Objective: Repeat each line of the material below exactly as it appears, minus any pictures.

(begin)

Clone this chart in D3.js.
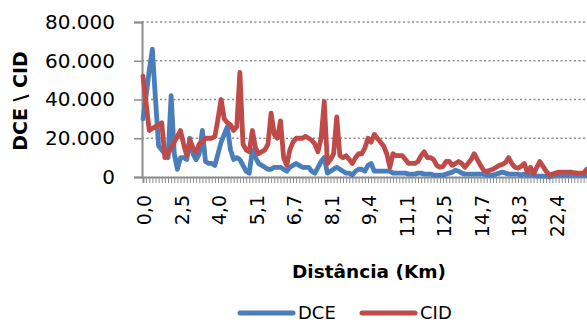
<!DOCTYPE html>
<html>
<head>
<meta charset="utf-8">
<script src="https://cdn.jsdelivr.net/npm/d3@7"></script>
<style>
  body { margin: 0; background: #fff; }
  svg { display: block; font-family: "DejaVu Sans", sans-serif; }
</style>
</head>
<body>
<div id="chart"></div>
<script>
// series values, one per distance category
const dce = [
  30000, 42000, 55000, 66000, 40000, 16000, 14000, 12000, 10000, 42000,
  12000, 4000, 10000, 10000, 9000, 20000, 12000, 9000, 12000, 24000,
  8000, 7000, 7000, 6000, 12000, 18000, 22000, 26000, 14000, 9000,
  10000, 9000, 6000, 3000, 2000, 14000, 10000, 7000, 6000, 5000,
  4000, 4000, 5000, 5000, 5000, 4000, 3000, 5000, 6000, 7000,
  6000, 5000, 5000, 5000, 3000, 2000, 5000, 8000, 10000, 2000,
  3000, 4000, 5000, 4000, 3000, 2000, 2000, 1000, 3000, 4000,
  4000, 3000, 6000, 7000, 3000, 3000, 3000, 3000, 3000, 3000,
  2000, 2000, 2000, 2000, 2000, 1500, 1500, 1500, 2000, 2000,
  1500, 1500, 1500, 1000, 1000, 1000, 1000, 1500, 2000, 2500,
  3500, 3000, 2000, 1500, 1500, 1500, 1500, 1500, 1500, 1500,
  1000, 1000, 1000, 1500, 2000, 2500, 2000, 1500, 1500, 1500,
  1500, 1000, 1500, 1000, 1000, 1000, 500, 500, 500, 500,
  0, 500, 1000, 1000, 1000, 1000, 1000, 1000, 1000, 1000,
  1000, 1000, 1000, 1000
];
const cid = [
  52000, 38000, 24000, 25000, 26000, 27000, 28000, 10000, 12000, 15000,
  18000, 21000, 24000, 17000, 11000, 19000, 15000, 13000, 17000, 18000,
  20000, 20000, 20000, 21000, 30000, 40000, 30000, 28000, 27000, 24000,
  26000, 54000, 17000, 14000, 13000, 24000, 15000, 12000, 13000, 14000,
  17000, 33000, 22000, 20000, 29000, 10000, 6000, 14000, 18000, 20000,
  20000, 20000, 21000, 20000, 19000, 17000, 13000, 20000, 39000, 7000,
  9000, 12000, 31000, 11000, 10000, 11000, 9000, 7000, 10000, 12000,
  12000, 15000, 20000, 18000, 22000, 20000, 18000, 16000, 12000, 5000,
  12000, 11000, 11000, 11000, 9000, 7000, 7000, 7000, 8000, 11000,
  13000, 10000, 10000, 9000, 6000, 5000, 5500, 8000, 8000, 6000,
  7000, 8000, 7000, 5000, 7000, 9000, 12000, 9000, 6000, 3500,
  3000, 3500, 4000, 5000, 6000, 6500, 7500, 10000, 7000, 5000,
  4500, 5500, 7000, 2500, 5000, 1500, 5000, 8000, 5500, 3000,
  1000, 1500, 2000, 2500, 2500, 2500, 2500, 2500, 2200, 2000,
  2000, 2000, 4000, 4500
];
const seriesNames = ["DCE", "CID"];
const seriesColors = ["#4a7ebb", "#be4b48"];
const tickLabels = ["0,0", "2,5", "4,0", "5,1", "6,7", "8,1", "9,4", "11,1", "12,5", "14,7", "18,3", "22,4"];
const labelStep = 12;
const yTicks = [0, 20000, 40000, 60000, 80000];

const chartW = 587, chartH = 323;
const plotLeft = 143, plotTop = 22, plotBottom = 177, step = 3.125;
const axisColor = "#8c8c8c";

const svg = d3.select("#chart").append("svg")
  .attr("width", chartW)
  .attr("height", chartH);

const n = dce.length;
const x = d3.scaleLinear().domain([0, n - 1]).range([plotLeft, plotLeft + step * (n - 1)]);
const y = d3.scaleLinear().domain([0, 80000]).range([plotBottom, plotTop]);

const ptFormat = d3.formatLocale({decimal: ",", thousands: ".", grouping: [3], currency: ["", ""]}).format(",");

// dotted gridlines
svg.append("g")
  .selectAll("line")
  .data(yTicks.filter(d => d > 0))
  .join("line")
  .attr("x1", plotLeft - 1)
  .attr("x2", chartW)
  .attr("y1", d => y(d))
  .attr("y2", d => y(d))
  .attr("stroke", axisColor)
  .attr("stroke-width", 1.5)
  .attr("stroke-dasharray", "2,2.5");

// y axis
const yAxis = svg.append("g")
  .attr("transform", `translate(${plotLeft - 1},0)`)
  .call(d3.axisLeft(y).tickValues(yTicks).tickSize(8).tickPadding(19).tickFormat(ptFormat));
yAxis.select(".domain").attr("stroke", axisColor).attr("stroke-width", 2);
yAxis.selectAll(".tick line").attr("stroke", axisColor).attr("stroke-width", 1.5);
yAxis.selectAll("text").attr("font-size", 20).attr("fill", "#000")
  .attr("font-family", "DejaVu Sans");

// x axis, one tick per category
const xAxis = svg.append("g")
  .attr("transform", `translate(0,${plotBottom})`)
  .call(d3.axisBottom(x)
    .tickValues(d3.range(n))
    .tickSize(6)
    .tickFormat(i => i % labelStep === 0 ? (tickLabels[i / labelStep] || "") : ""));
xAxis.select(".domain").attr("stroke", axisColor).attr("stroke-width", 2);
xAxis.selectAll(".tick line").attr("stroke", axisColor).attr("stroke-width", 1);
xAxis.selectAll("text")
  .attr("font-size", 19)
  .attr("font-family", "DejaVu Sans")
  .attr("fill", "#000")
  .attr("text-anchor", "end")
  .attr("transform", "rotate(-90)")
  .attr("x", -18)
  .attr("y", 0)
  .attr("dy", "0.4em");

// lines
const line = d3.line().x((d, i) => x(i)).y(d => y(d));
[dce, cid].forEach((vals, k) => {
  svg.append("path")
    .datum(vals)
    .attr("fill", "none")
    .attr("stroke", seriesColors[k])
    .attr("stroke-width", 4.8)
    .attr("stroke-linejoin", "round")
    .attr("stroke-linecap", "round")
    .attr("d", line);
});

// axis titles
svg.append("text")
  .attr("x", 369)
  .attr("y", 278)
  .attr("text-anchor", "middle")
  .attr("font-size", 18.5)
  .attr("font-weight", "bold")
  .text("Distância (Km)");

svg.append("text")
  .attr("transform", "translate(27,101) rotate(-90)")
  .attr("text-anchor", "middle")
  .attr("font-size", 19)
  .attr("font-weight", "bold")
  .text("DCE \\ CID");

// legend
const legend = svg.append("g")
  .selectAll("g")
  .data(seriesNames)
  .join("g")
  .attr("transform", (d, i) => `translate(${240 + i * 122},0)`);
legend.append("line")
  .attr("x1", 0).attr("x2", 53)
  .attr("y1", 313).attr("y2", 313)
  .attr("stroke", (d, i) => seriesColors[i])
  .attr("stroke-width", 5)
  .attr("stroke-linecap", "round");
legend.append("text")
  .attr("x", 58)
  .attr("y", 319)
  .attr("font-size", 18)
  .text(d => d);
</script>
</body>
</html>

(end)

Solved exercise:
Clone this chart in D3.js.
<!DOCTYPE html>
<html>
<head>
<meta charset="utf-8">
<script src="https://cdn.jsdelivr.net/npm/d3@7"></script>
<style>
  body { margin: 0; background: #fff; }
  svg { display: block; font-family: "DejaVu Sans", sans-serif; }
</style>
</head>
<body>
<div id="chart"></div>
<script>
// series values, one per distance category
const dce = [
  30000, 42000, 55000, 66000, 40000, 16000, 14000, 12000, 10000, 42000,
  12000, 4000, 10000, 10000, 9000, 20000, 12000, 9000, 12000, 24000,
  8000, 7000, 7000, 6000, 12000, 18000, 22000, 26000, 14000, 9000,
  10000, 9000, 6000, 3000, 2000, 14000, 10000, 7000, 6000, 5000,
  4000, 4000, 5000, 5000, 5000, 4000, 3000, 5000, 6000, 7000,
  6000, 5000, 5000, 5000, 3000, 2000, 5000, 8000, 10000, 2000,
  3000, 4000, 5000, 4000, 3000, 2000, 2000, 1000, 3000, 4000,
  4000, 3000, 6000, 7000, 3000, 3000, 3000, 3000, 3000, 3000,
  2000, 2000, 2000, 2000, 2000, 1500, 1500, 1500, 2000, 2000,
  1500, 1500, 1500, 1000, 1000, 1000, 1000, 1500, 2000, 2500,
  3500, 3000, 2000, 1500, 1500, 1500, 1500, 1500, 1500, 1500,
  1000, 1000, 1000, 1500, 2000, 2500, 2000, 1500, 1500, 1500,
  1500, 1000, 1500, 1000, 1000, 1000, 500, 500, 500, 500,
  0, 500, 1000, 1000, 1000, 1000, 1000, 1000, 1000, 1000,
  1000, 1000, 1000, 1000
];
const cid = [
  52000, 38000, 24000, 25000, 26000, 27000, 28000, 10000, 12000, 15000,
  18000, 21000, 24000, 17000, 11000, 19000, 15000, 13000, 17000, 18000,
  20000, 20000, 20000, 21000, 30000, 40000, 30000, 28000, 27000, 24000,
  26000, 54000, 17000, 14000, 13000, 24000, 15000, 12000, 13000, 14000,
  17000, 33000, 22000, 20000, 29000, 10000, 6000, 14000, 18000, 20000,
  20000, 20000, 21000, 20000, 19000, 17000, 13000, 20000, 39000, 7000,
  9000, 12000, 31000, 11000, 10000, 11000, 9000, 7000, 10000, 12000,
  12000, 15000, 20000, 18000, 22000, 20000, 18000, 16000, 12000, 5000,
  12000, 11000, 11000, 11000, 9000, 7000, 7000, 7000, 8000, 11000,
  13000, 10000, 10000, 9000, 6000, 5000, 5500, 8000, 8000, 6000,
  7000, 8000, 7000, 5000, 7000, 9000, 12000, 9000, 6000, 3500,
  3000, 3500, 4000, 5000, 6000, 6500, 7500, 10000, 7000, 5000,
  4500, 5500, 7000, 2500, 5000, 1500, 5000, 8000, 5500, 3000,
  1000, 1500, 2000, 2500, 2500, 2500, 2500, 2500, 2200, 2000,
  2000, 2000, 4000, 4500
];
const seriesNames = ["DCE", "CID"];
const seriesColors = ["#4a7ebb", "#be4b48"];
const tickLabels = ["0,0", "2,5", "4,0", "5,1", "6,7", "8,1", "9,4", "11,1", "12,5", "14,7", "18,3", "22,4"];
const labelStep = 12;
const yTicks = [0, 20000, 40000, 60000, 80000];

const chartW = 587, chartH = 323;
const plotLeft = 143, plotTop = 22, plotBottom = 177, step = 3.125;
const axisColor = "#8c8c8c";

const svg = d3.select("#chart").append("svg")
  .attr("width", chartW)
  .attr("height", chartH);

const n = dce.length;
const x = d3.scaleLinear().domain([0, n - 1]).range([plotLeft, plotLeft + step * (n - 1)]);
const y = d3.scaleLinear().domain([0, 80000]).range([plotBottom, plotTop]);

const ptFormat = d3.formatLocale({decimal: ",", thousands: ".", grouping: [3], currency: ["", ""]}).format(",");

// dotted gridlines
svg.append("g")
  .selectAll("line")
  .data(yTicks.filter(d => d > 0))
  .join("line")
  .attr("x1", plotLeft - 1)
  .attr("x2", chartW)
  .attr("y1", d => y(d))
  .attr("y2", d => y(d))
  .attr("stroke", axisColor)
  .attr("stroke-width", 1.5)
  .attr("stroke-dasharray", "2,2.5");

// y axis
const yAxis = svg.append("g")
  .attr("transform", `translate(${plotLeft - 1},0)`)
  .call(d3.axisLeft(y).tickValues(yTicks).tickSize(8).tickPadding(19).tickFormat(ptFormat));
yAxis.select(".domain").attr("stroke", axisColor).attr("stroke-width", 2);
yAxis.selectAll(".tick line").attr("stroke", axisColor).attr("stroke-width", 1.5);
yAxis.selectAll("text").attr("font-size", 20).attr("fill", "#000")
  .attr("font-family", "DejaVu Sans");

// x axis, one tick per category
const xAxis = svg.append("g")
  .attr("transform", `translate(0,${plotBottom})`)
  .call(d3.axisBottom(x)
    .tickValues(d3.range(n))
    .tickSize(6)
    .tickFormat(i => i % labelStep === 0 ? (tickLabels[i / labelStep] || "") : ""));
xAxis.select(".domain").attr("stroke", axisColor).attr("stroke-width", 2);
xAxis.selectAll(".tick line").attr("stroke", axisColor).attr("stroke-width", 1);
xAxis.selectAll("text")
  .attr("font-size", 19)
  .attr("font-family", "DejaVu Sans")
  .attr("fill", "#000")
  .attr("text-anchor", "end")
  .attr("transform", "rotate(-90)")
  .attr("x", -18)
  .attr("y", 0)
  .attr("dy", "0.4em");

// lines
const line = d3.line().x((d, i) => x(i)).y(d => y(d));
[dce, cid].forEach((vals, k) => {
  svg.append("path")
    .datum(vals)
    .attr("fill", "none")
    .attr("stroke", seriesColors[k])
    .attr("stroke-width", 4.8)
    .attr("stroke-linejoin", "round")
    .attr("stroke-linecap", "round")
    .attr("d", line);
});

// axis titles
svg.append("text")
  .attr("x", 369)
  .attr("y", 278)
  .attr("text-anchor", "middle")
  .attr("font-size", 18.5)
  .attr("font-weight", "bold")
  .text("Distância (Km)");

svg.append("text")
  .attr("transform", "translate(27,101) rotate(-90)")
  .attr("text-anchor", "middle")
  .attr("font-size", 19)
  .attr("font-weight", "bold")
  .text("DCE \\ CID");

// legend
const legend = svg.append("g")
  .selectAll("g")
  .data(seriesNames)
  .join("g")
  .attr("transform", (d, i) => `translate(${240 + i * 122},0)`);
legend.append("line")
  .attr("x1", 0).attr("x2", 53)
  .attr("y1", 313).attr("y2", 313)
  .attr("stroke", (d, i) => seriesColors[i])
  .attr("stroke-width", 5)
  .attr("stroke-linecap", "round");
legend.append("text")
  .attr("x", 58)
  .attr("y", 319)
  .attr("font-size", 18)
  .text(d => d);
</script>
</body>
</html>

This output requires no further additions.